Posted Aug 11, 2013 by Martin Armstrong
There are many lawsuits being filed against the New York Bankers for manipulating the commodities. Suits have been filed in Florida, Chicago, and New York. It is no secret that I have stood up to these people an opposed their manipulations. But this has been the name of the name in the commodity field for probably a century.
The manipulation in interest rates and the financial sector began when PhiBro took over Salomon Brothers back in 1981. They got caught manipulating the US Treasury Auctions within 10 years. That’s when Warren Buffett got involved and I believe it was PhiBro traders that drew him into the commodities playing with silver in 1993 then again in 1997-1998. The Goldbugs hated me then because if the metals go up it is always REAL and manipulations are only down. Buffett bough the silver in London so that drew down the supply in NY shifting it to London and that fact was used to get the Goldbugs to buy the high as always. But they were desperate to get me to join them fearing that Princeton was the largest adviser ever having more than $3 trillion under contract (see testimony before Congress). PhiBro floor traders walked over to my traders and showed them the Buffett orders to buy $1 billion in silver. If I say something is happening, everyone knows I have the real contacts and am not speculating unless I say I “think”.
But the New York Bankers were not satisfied with just that. They then had not merely had Glass Steagall repealed under Clinton thanks to the efforts of Goldman Sachs’ Robert Rubin, but they then had the US Federal Reserve come out in 2003 and declared that certain commodity activities were even “complementary” to financial activities and therefore permissible Wall Street bankers. Yes, the Fed endorsed the manipulations turning a blind-eye as always. Goldman Sachs, J.P. Morgan, and Morgan Stanley were the biggest players in this field. They became the most aggressive traders in physical commodities using the inside info for mining, processing, transportation, and warehousing as they had the inside trading structure to make those guaranteed trades all sealed and delivered. And you wonder why the SEC, CFTC, and the Justice Department never prosecute these people?
But the cycle has turned and they have so abused this structure of guaranteed trading so that even Ben Bernanke told Congress this has risen to a social risk for the country after the 2007 bailout. He testified July 19th, 2013 stating: “Unsafe practices by large financial institutions pose a risk not just to themselves but to the rest of society.”
Everyone is listening to the tapering. This is not even on YouTube showing it has gone over the heads of the majority. I have reported on direct sources stating to me that the Fed has been visiting the bankers and telling them in private (1) they better re-calibrate their model for their may be no flight to quality on the next down turn, and (2) that they will NOT cover trading losses again. Bernanke’s testimony is the confirmation of my direct sources from bankers what has been told to them in private. I do not make this stuff up. I do not speculate on things of this nature. You cannot do that nonsense and play with the big boys.
The financial system as we knew it is changing.
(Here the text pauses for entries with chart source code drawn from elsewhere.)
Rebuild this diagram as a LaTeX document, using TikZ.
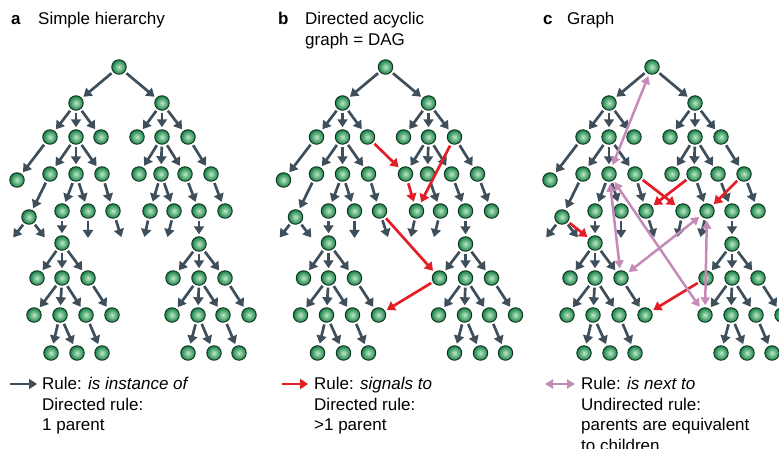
\documentclass[tikz,border=0pt]{standalone}
\usepackage{fontspec}
\setmainfont{Liberation Sans}
\usetikzlibrary{arrows.meta}

\definecolor{isagray}{RGB}{62,79,91}
\definecolor{sigred}{RGB}{226,30,38}
\definecolor{nextpink}{RGB}{196,138,184}
\definecolor{ballin}{RGB}{190,232,200}
\definecolor{ballout}{RGB}{20,128,68}
\definecolor{ballrim}{RGB}{18,50,32}

% node positions of one tree (panel a coordinates)
\newcommand\treenodes{n01/119/67,
  n11/76/103, n12/162/103,
  n21/50/137, n22/76/137, n23/101/137, n24/137/137, n25/162/137, n26/188/137,
  n31/17/180, n32/50/174, n33/76/174, n34/102/174, n35/139/174, n36/161/174, n37/185/174, n38/211/174,
  n41/29/217, n42/62/211, n43/88/211, n44/113/211, n45/150/211, n46/174/211, n47/199/211, n48/225/211,
  n51/62/243, n52/199/244,
  n61/37/278, n62/62/278, n63/88/278, n64/173/278, n65/199/278, n66/225/278,
  n71/34/315, n72/60/315, n73/86/315, n74/112/315, n75/172/315, n76/198/315, n77/223/315, n78/249/315,
  n81/51/353, n82/77/353, n83/102/353, n84/188/353, n85/214/353, n86/239/353}

% parent/child links shared by all three trees
\newcommand\treeedges{n01/n11, n01/n12,
  n11/n21, n11/n22, n11/n23, n12/n24, n12/n25, n12/n26,
  n21/n31, n22/n32, n22/n33, n22/n34, n25/n35, n25/n36, n25/n37, n26/n38,
  n32/n41, n33/n42, n33/n43, n34/n44, n36/n46, n37/n47, n38/n48,
  n42/n51, n47/n52,
  n51/n61, n51/n62, n51/n63, n52/n64, n52/n65, n52/n66,
  n62/n71, n62/n72, n62/n73, n63/n74, n65/n75, n65/n76, n65/n77, n66/n78,
  n72/n81, n72/n82, n73/n83, n76/n84, n76/n85, n77/n86}

% arrows that lead out of the picture
\newcommand\treestubs{n41/s1/12/239, n41/s2/46/239, n43/s3/88/240, n44/s4/122/239,
  n45/s5/144/239, n46/s6/167/239}

\tikzset{
  ball/.style={circle, minimum size=14.5pt, inner sep=0pt, draw=ballrim, line width=0.9pt,
    inner color=ballin, outer color=ballout},
  isa/.style={isagray, line width=2.7pt, -{Triangle[length=8pt,width=10pt]},
    shorten >=2pt, shorten <=2pt},
  signal/.style={isa, sigred},
  nextto/.style={nextpink, line width=2.5pt,
    {Triangle[length=8pt,width=9pt]}-{Triangle[length=8pt,width=9pt]},
    shorten >=2pt, shorten <=2pt},
  legend/.style={anchor=north west, align=left, inner sep=0pt}
}

\begin{document}
\begin{tikzpicture}[x=1pt,y=-1pt,font=\fontsize{17}{20.5}\selectfont]
  \useasboundingbox (0,0) rectangle (779,449);

  % titles
  \node[anchor=base west, inner sep=0pt, font=\fontsize{17}{20.5}\selectfont\bfseries] (la) at (11,25) {a};
  \node[anchor=base west, inner sep=0pt] (ta) at (38,25) {Simple hierarchy};
  \node[anchor=base west, inner sep=0pt, font=\fontsize{17}{20.5}\selectfont\bfseries] (lb) at (278,25) {b};
  \node[legend, anchor=base west] (tb) at (305,45.5) {Directed acyclic\\graph = DAG};
  \node[anchor=base west, inner sep=0pt, font=\fontsize{17}{20.5}\selectfont\bfseries] (lc) at (543,25) {c};
  \node[anchor=base west, inner sep=0pt] (tc) at (567,25) {Graph};

  % a: simple hierarchy
  \begin{scope}[name prefix=a-]
    \foreach \n/\x/\y in \treenodes
      \node[ball] (\n) at (\x,\y) {};
    \foreach \a/\b in \treeedges
      \draw[isa] (\a) -- (\b);
    \foreach \a/\s/\x/\y in \treestubs {
      \coordinate (\s) at (\x,\y);
      \draw[isa] (\a) -- (\s);
    }
    \draw[isa] (n36) -- (n45);
  \end{scope}

  % b: directed acyclic graph
  \begin{scope}[xshift=266.5pt, name prefix=b-]
    \foreach \n/\x/\y in \treenodes
      \node[ball] (\n) at (\x,\y) {};
    \foreach \a/\b in \treeedges
      \draw[isa] (\a) -- (\b);
    \foreach \a/\s/\x/\y in \treestubs {
      \coordinate (\s) at (\x,\y);
      \draw[isa] (\a) -- (\s);
    }
    % signals
    \draw[signal] (n23) -- (n35);
    \draw[signal] (n35) -- (n45);
    \draw[signal] (n26) -- (n45);
    \draw[signal] (n44) -- (n64);
    \draw[signal] (n64) -- (n74);
  \end{scope}

  % c: graph
  \begin{scope}[xshift=533pt, name prefix=c-]
    \foreach \n/\x/\y in \treenodes
      \node[ball] (\n) at (\x,\y) {};
    \foreach \a/\b in \treeedges
      \draw[isa] (\a) -- (\b);
    \foreach \a/\s/\x/\y in \treestubs {
      \coordinate (\s) at (\x,\y);
      \draw[isa] (\a) -- (\s);
    }
    % signals
    \draw[signal] (n34) -- (n45);
    \draw[signal] (n36) -- (n44);
    \draw[signal] (n38) -- (n46);
    \draw[signal] (n41) -- (n51);
    \draw[signal] (n64) -- (n74);
    % neighbours
    \draw[nextto] (n01) -- (n33);
    \draw[nextto] (n33) -- (n63);
    \draw[nextto] (n33) -- (n75);
    \draw[nextto] (n63) -- (n46);
    \draw[nextto] (n46) -- (n75);
  \end{scope}

  % legend
  \coordinate (ka1) at (10,384);
  \coordinate (ka2) at (37,384);
  \draw[isa, shorten >=0pt, shorten <=0pt] (ka1) -- (ka2);
  \node[legend] (ra) at (42,377) {Rule: \textit{is instance of}\\Directed rule:\\1 parent};

  \coordinate (kb1) at (282,384);
  \coordinate (kb2) at (308,384);
  \draw[signal, shorten >=0pt, shorten <=0pt] (kb1) -- (kb2);
  \node[legend] (rb) at (314,377) {Rule: \textit{signals to}\\Directed rule:\\>1 parent};

  \coordinate (kc1) at (545,384);
  \coordinate (kc2) at (575,384);
  \draw[nextto, shorten >=0pt, shorten <=0pt] (kc1) -- (kc2);
  \node[legend] (rc) at (581,377) {Rule: \textit{is next to}\\Undirected rule:\\parents are equivalent\\to children};
\end{tikzpicture}
\end{document}
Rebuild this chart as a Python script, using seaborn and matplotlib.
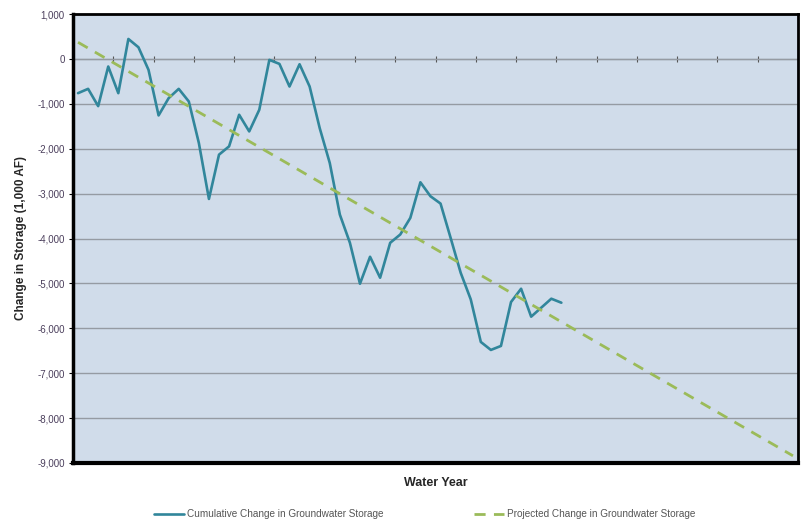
import pandas as pd
import matplotlib.pyplot as plt
import seaborn as sns

# cumulative change in groundwater storage (1,000 AF), one value per water year
cumulative = [-763, -667, -1052, -170, -763, 444, 259, -244, -1259, -874,
              -667, -948, -1874, -3119, -2133, -1948, -1244, -1615, -1133, -22,
              -111, -615, -119, -615, -1541, -2319, -3467, -4096, -5007, -4407,
              -4874, -4096, -3911, -3541, -2748, -3059, -3222, -3985, -4763, -5356,
              -6304, -6482, -6393, -5415, -5119, -5741, -5541, -5341, -5430]
# projected trend, start and end year
proj_years = [0, 71]
proj_values = [370, -8840]
n_years = 72
y_ticks = [1000, 0, -1000, -2000, -3000, -4000, -5000, -6000, -7000, -8000, -9000]

df = pd.DataFrame({"Year": range(len(cumulative)), "Storage": cumulative})
df_proj = pd.DataFrame({"Year": proj_years, "Storage": proj_values})

sns.set_style("white")
plt.rcParams['font.family'] = ['Liberation Sans Narrow', 'Liberation Sans', 'DejaVu Sans']

fig = plt.figure(figsize=(8.04, 5.2), dpi=100)
ax = fig.add_axes([73/804, 1 - 463/520, 725/804, 449/520])
ax.set_facecolor("#d0dcea")

sns.lineplot(data=df, x="Year", y="Storage", ax=ax, color="#31869b", linewidth=1.9,
             label="Cumulative Change in Groundwater Storage")
sns.lineplot(data=df_proj, x="Year", y="Storage", ax=ax, color="#9bbb59", linewidth=2.0,
             dashes=False, label="Projected Change in Groundwater Storage")
ax.lines[1].set_linestyle((0, (4, 3)))

ax.set_xlim(-0.5, n_years - 0.5)
ax.set_ylim(-9000, 1000)
ax.set_yticks(y_ticks)
ax.set_yticklabels([f"{v:,}" for v in y_ticks], fontsize=7, color="#4b3f5c")
ax.yaxis.grid(True, color="#959ba3", linewidth=1.0)
ax.set_axisbelow(True)
ax.set_xticks([])
ax.tick_params(axis="y", direction="out", length=3, width=0.8, color="black", pad=3, left=True)

# category axis crosses at zero, with a tick every 4 years
zero_axis = ax.secondary_xaxis(0.9)
zero_axis.set_xticks([k - 0.5 for k in range(4, n_years, 4)])
zero_axis.tick_params(direction="inout", length=5, width=0.8, color="#555555", labelbottom=False, labeltop=False)
zero_axis.spines["bottom"].set_color("#70767e")
zero_axis.spines["bottom"].set_linewidth(1.0)

for side, w in [("left", 2.5), ("bottom", 3.0), ("top", 2.0), ("right", 2.0)]:
    ax.spines[side].set_visible(True)
    ax.spines[side].set_color("black")
    ax.spines[side].set_linewidth(w)

ax.set_xlabel("Water Year", fontsize=9, fontweight="bold", labelpad=10, family=['Liberation Sans', 'DejaVu Sans'])
ax.set_ylabel("Change in Storage (1,000 AF)", fontsize=8.5, fontweight="bold", labelpad=7,
              family=['Liberation Sans', 'DejaVu Sans'])

handles, labels = ax.get_legend_handles_labels()
ax.get_legend().remove()
leg = fig.legend(handles, labels, loc="lower center", bbox_to_anchor=(0.528, -0.016), ncol=2,
                 frameon=False, fontsize=7.2, columnspacing=9, handlelength=3.0, handletextpad=0.3)
for t in leg.get_texts():
    t.set_color("#555555")

fig.savefig("out.png", dpi=100)
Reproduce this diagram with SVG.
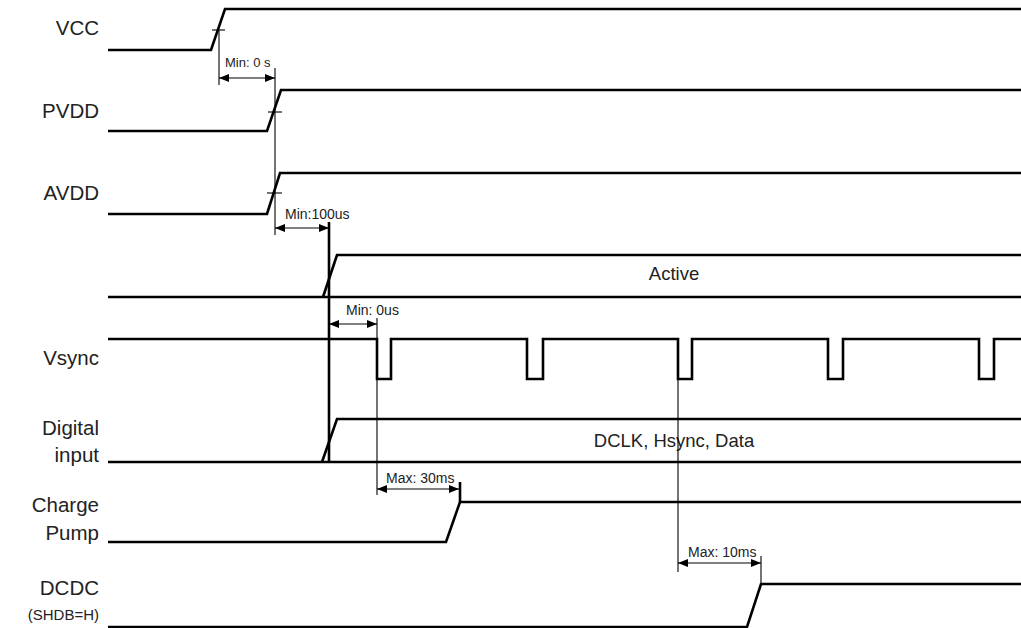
<svg xmlns="http://www.w3.org/2000/svg" width="1021" height="628" viewBox="0 0 1021 628">
<style>
.sig{fill:none;stroke:#000;stroke-width:2.6;stroke-linejoin:miter}
.thin{fill:none;stroke:#000;stroke-width:1.1}
.dim{fill:none;stroke:#000;stroke-width:1.1;marker-start:url(#ar);marker-end:url(#ar)}
.lbl{font-family:"Liberation Sans",Arial,sans-serif;font-size:20.5px;fill:#222;text-anchor:end}
.sm{font-family:"Liberation Sans",Arial,sans-serif;font-size:14px;fill:#222}
.bus{font-family:"Liberation Sans",Arial,sans-serif;font-size:18.5px;fill:#222;text-anchor:middle}
</style>
<defs>
<marker id="ar" viewBox="0 0 10 8" refX="10" refY="4" markerWidth="10" markerHeight="8" markerUnits="userSpaceOnUse" orient="auto-start-reverse">
<path d="M0,0 L10,4 L0,8 z" fill="#000"/>
</marker>
</defs>
<rect width="1021" height="628" fill="#fff"/>

<g id="vcc">
<text class="lbl" x="99" y="35">VCC</text>
<path class="sig" d="M108,50 H211 L225,9 H1021"/>
<line class="thin" x1="212" y1="30" x2="225" y2="30"/>
</g>

<g id="pvdd">
<text class="lbl" x="99" y="118">PVDD</text>
<path class="sig" d="M108,131 H267 L281,90 H1021"/>
<line class="thin" x1="268" y1="112" x2="282" y2="112"/>
</g>

<g id="avdd">
<text class="lbl" x="99" y="200">AVDD</text>
<path class="sig" d="M108,214 H267 L280,173 H1021"/>
<line class="thin" x1="267" y1="193" x2="282" y2="193"/>
</g>

<g id="active">
<path class="sig" d="M108,297 H1021"/>
<path class="sig" d="M323,297 L337,255 H1021"/>
<text class="bus" x="674" y="280">Active</text>
</g>

<g id="vsync">
<text class="lbl" x="99" y="365">Vsync</text>
<path class="sig" d="M108,339 H377 V379 H391 V339 H527 V379 H543 V339 H678 V379 H692 V339 H828 V379 H843 V339 H979 V379 H994 V339 H1021"/>
</g>

<g id="digital-input">
<text class="lbl" x="99" y="435">Digital</text>
<text class="lbl" x="99" y="462">input</text>
<path class="sig" d="M108,462 H1021"/>
<path class="sig" d="M322,462 L337,419 H1021"/>
<text class="bus" x="674" y="447">DCLK, Hsync, Data</text>
</g>

<g id="charge-pump">
<text class="lbl" x="99" y="512">Charge</text>
<text class="lbl" x="99" y="540">Pump</text>
<path class="sig" d="M108,542 H446 L460,502 H1021"/>
<line class="sig" x1="460" y1="482" x2="460" y2="502"/>
</g>

<g id="dcdc">
<text class="lbl" x="99" y="595">DCDC</text>
<text class="lbl" x="99" y="620" style="font-size:15px">(SHDB=H)</text>
<path class="sig" d="M108,627 H747 L761,584 H1021"/>
</g>

<g id="connectors">
<line class="thin" x1="219" y1="30" x2="219" y2="85"/>
<line class="thin" x1="275" y1="68" x2="275" y2="235"/>
<line class="dim" x1="219" y1="78" x2="275" y2="78"/>
<text class="sm" x="225" y="67" style="font-size:13px">Min: 0 s</text>

<line class="sig" x1="329" y1="222" x2="329" y2="463"/>
<line class="dim" x1="275" y1="228" x2="329" y2="228"/>
<text class="sm" x="285" y="219">Min:100us</text>

<line class="thin" x1="377" y1="318" x2="377" y2="495"/>
<line class="dim" x1="329" y1="324" x2="377" y2="324"/>
<text class="sm" x="346" y="315">Min: 0us</text>

<line class="dim" x1="377" y1="489" x2="459" y2="489"/>
<text class="sm" x="386" y="483">Max: 30ms</text>

<line class="thin" x1="678" y1="378" x2="678" y2="572"/>
<line class="thin" x1="761" y1="556" x2="761" y2="584"/>
<line class="dim" x1="678" y1="563" x2="761" y2="563"/>
<text class="sm" x="688" y="557">Max: 10ms</text>
</g>
</svg>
It will no longer be the same and the days of proprietary trading are numbered. Their cycle of proprietary trading has come to an end and going forward, we will see how hard these banker will fall. This reminds me of Margaret Thatcher who had an instinctive gut feeling about cycles when she told me John Major and the conservatives would lose power long before there were any polls. She said to me when I asked her why: “It’s just Time”. The bankers now pose a huge “social risk” and government is starting to understand. When the economy turns down, this time the bankers may be the scapegoats. This is very much the possible case if we also see a rise in third party activity. Already many are starting to say that Ran Paul might be the best candidate for the Republican Party. Interesting when they would not allow his father’s name to be put into nomination at their last rigged convention.
New York Federal Court
So these lawsuits against the Bankers are growing in number. The problem is one filed in NYC and that was a HUGE mistake. The likely course will be to move all others to New York where the bankers control the courts. I cannot say this strong enough – STAY THE HELL OUT OF NEW YORK CITY!